THE BOW MAKER
TWENTY YEARS AGO when Bill Marykuca retired from his executive position at Red-D-Arc, a Hamilton-based welding company that he helped found in 1959, he turned his attention to something completely different. For 45 years, Marykuca has played and collected violins, but in his retirement the self-professed “outside of the box” thinker turned his hand to making violin bows. And he did it, in part, as a way to battle the paralysis that comes with Guillain-Barré syndrome, an auto-immune disease which struck him at age 57.
HE HAS CREATED dozens of unique violins and bows, and now it is time to part with his collection. At 85, he and his wife Louise are leaving their Beamsville home and moving into a seniors’ apartment in Stoney Creek. On Saturday, his collection will be auctioned off.
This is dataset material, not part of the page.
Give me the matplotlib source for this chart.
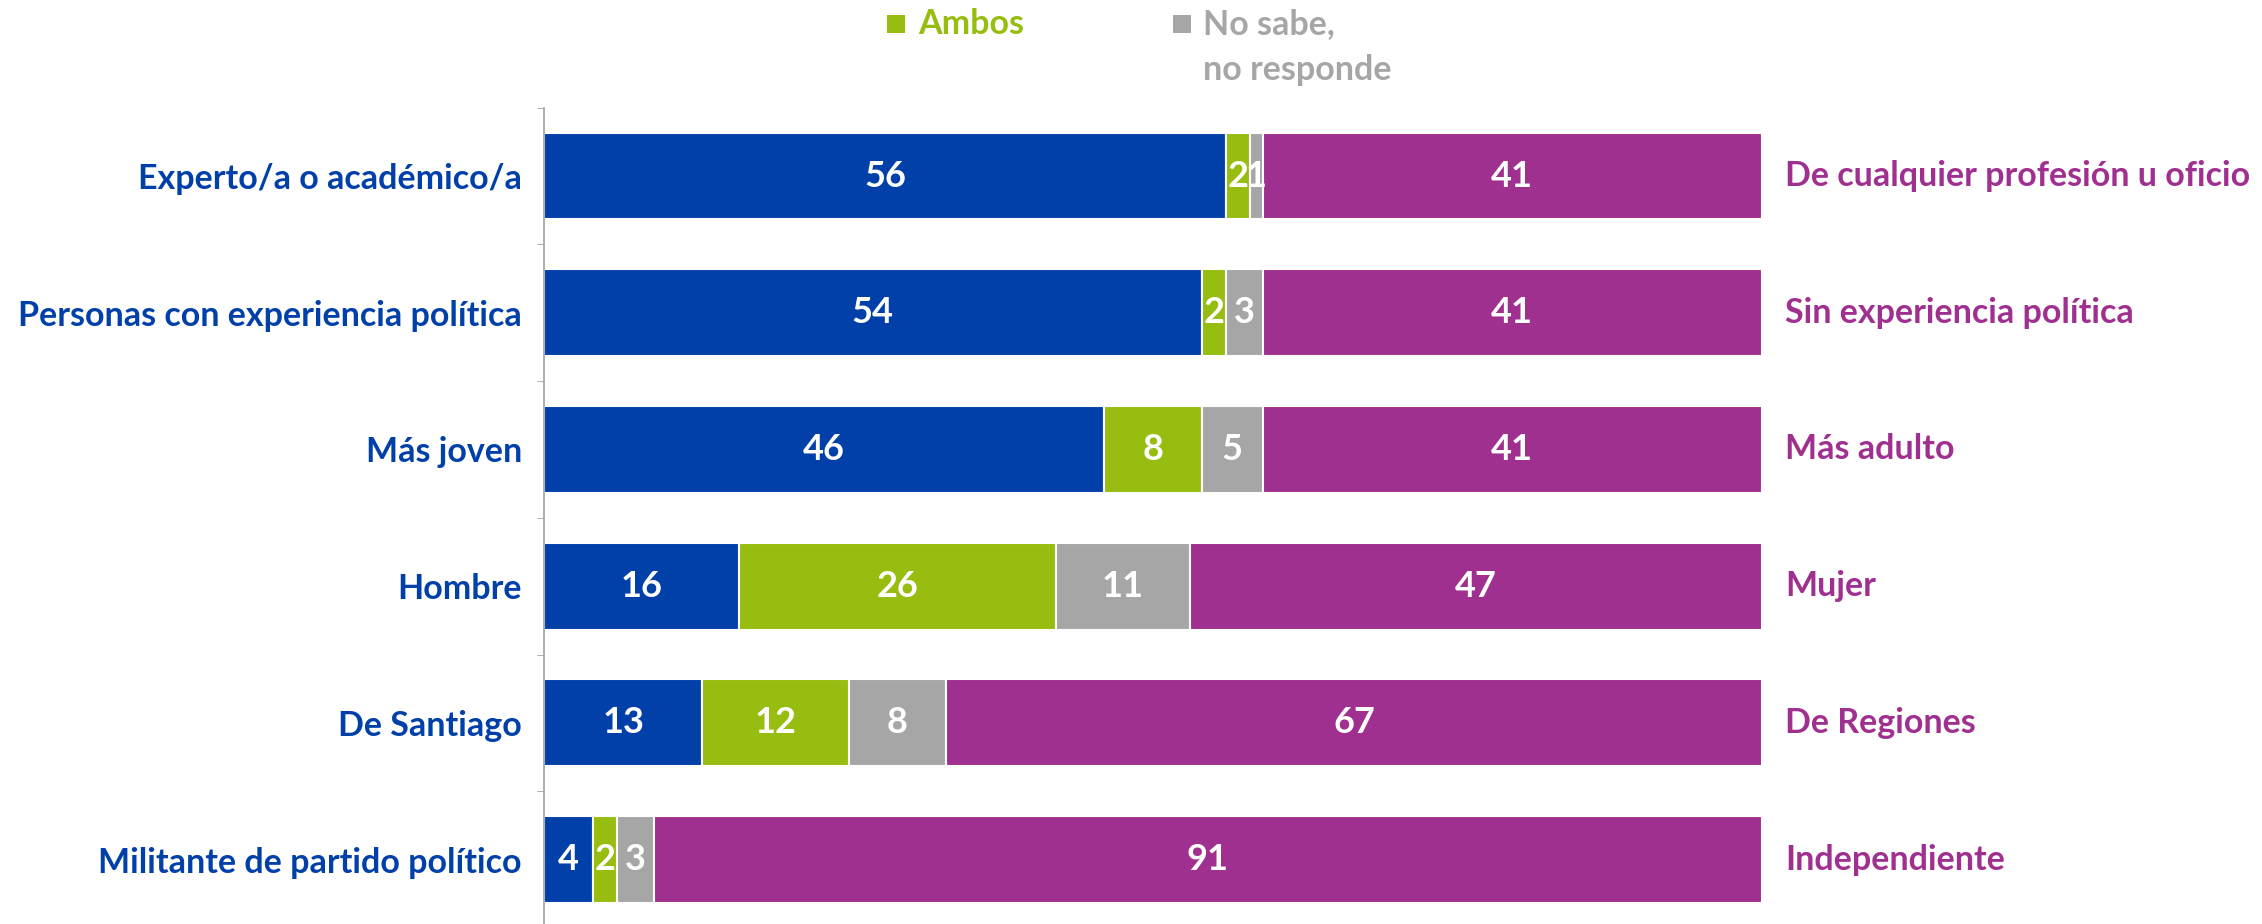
import matplotlib.pyplot as plt
import matplotlib.patches as mpatches
import numpy as np

# Datos
categorias_izq = ['Experto/a o académico/a', 'Personas con experiencia política',
                  'Más joven', 'Hombre', 'De Santiago', 'Militante de partido político']
categorias_der = ['De cualquier profesión u oficio', 'Sin experiencia política',
                  'Más adulto', 'Mujer', 'De Regiones', 'Independiente']
izq = [56, 54, 46, 16, 13, 4]
ambos = [2, 2, 8, 26, 12, 2]
nsnr = [1, 3, 5, 11, 8, 3]
der = [41, 41, 41, 47, 67, 91]

AZUL = '#0040A8'
VERDE = '#97BD10'
GRIS = '#A6A6A6'
MORADO = '#A0308F'

plt.rcParams['font.family'] = ['Lato', 'DejaVu Sans']

W, H = 2262, 924
fig = plt.figure(figsize=(W / 100, H / 100), dpi=100)
ax = fig.add_axes([544 / W, -0.0043, 1218 / W, 0.8878])

y = np.arange(len(izq))
series = [izq, ambos, nsnr, der]
colores = [AZUL, VERDE, GRIS, MORADO]
left = np.zeros(len(izq))
for vals, col in zip(series, colores):
    vals = np.array(vals, dtype=float)
    bars = ax.barh(y, vals, left=left, height=0.636, color=col,
                   edgecolor='white', linewidth=1.5)
    for b, v in zip(bars, vals):
        ax.text(b.get_x() + b.get_width() / 2, b.get_y() + b.get_height() / 2,
                f'{int(v)}', ha='center', va='center', color='white',
                fontsize=26, fontweight='bold')
    left += vals

ax.set_xlim(0, 100)
ax.set_ylim(len(izq) - 0.5, -0.5)

ax.set_yticks(y)
ax.set_yticklabels(categorias_izq, fontsize=24.5, fontweight='bold', color=AZUL)
ax.tick_params(axis='y', which='major', length=0, pad=16)
ax.set_yticks(np.arange(len(izq) + 1) - 0.5, minor=True)
ax.tick_params(axis='y', which='minor', length=5, color='#A0A0A0', direction='out')
ax.set_xticks([])

for i, lab in enumerate(categorias_der):
    ax.text(101.9, i, lab, ha='left', va='center', fontsize=24.5,
            fontweight='bold', color=MORADO)

for s in ['top', 'right', 'bottom']:
    ax.spines[s].set_visible(False)
ax.spines['left'].set_color('#A0A0A0')
ax.spines['left'].set_linewidth(1.2)

# Leyenda
def cuadro(x0, col):
    fig.patches.append(mpatches.Rectangle((x0 / W, 1 - 33 / H), 18 / W, 18 / H,
                                          transform=fig.transFigure,
                                          facecolor=col, edgecolor='none'))

cuadro(887, VERDE)
cuadro(1173, GRIS)
fig.text(918 / W, 1 - 34 / H, 'Ambos', color=VERDE, fontsize=24.5,
         fontweight='bold', ha='left', va='baseline')
fig.text(1203 / W, 1 - 34 / H, 'No sabe,', color=GRIS, fontsize=24.5,
         fontweight='bold', ha='left', va='baseline')
fig.text(1203 / W, 1 - 80 / H, 'no responde', color=GRIS, fontsize=24.5,
         fontweight='bold', ha='left', va='baseline')

plt.savefig('out.png', dpi=100)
Marykuca has a unique inverse construction approach to bow making, unlike traditional bow design. Using the hard, orange wood of the Pernambuco tree (also known as Brazilwood) from the Brazilian rainforest, Marykuca used just a jackknife, a file, and sandpaper to shape 15 violin bows. He chose the exotic wood for its density, stiffness, and weight.
“Pernambuco wood is very hard … twice as dense as oak, it actually sinks in water. Those qualities make it perfect to carry the resonance of sound produced by a violin.” The wood’s unique qualities also make it ideal for the creation of thin bows with great balance that keep their memory. To complement the wood, Marykuca uses Mongolian horse tail hair, which is then press fit in the final construction of the bow.
Marykuca has also designed and made two violins constructed without the use of a mould. In keeping with his out-of-the-box thinking, he replaced the traditional maple bridge found on most violins with one made of carved moose antler. “Moose antler is very dense and absorbs all the undesirable sounds a violin makes.”
Canadian fiddle champs have played with his bows and his violins, and now Bill is hoping that other musicians will, too. “They have become part of me. They each have a different personality and sound and something exciting about them.”
Bill will continue to play and work the open mike for the Waterdown Fiddlers at the Waterdown Legion, which he has been a part of for the past eight years.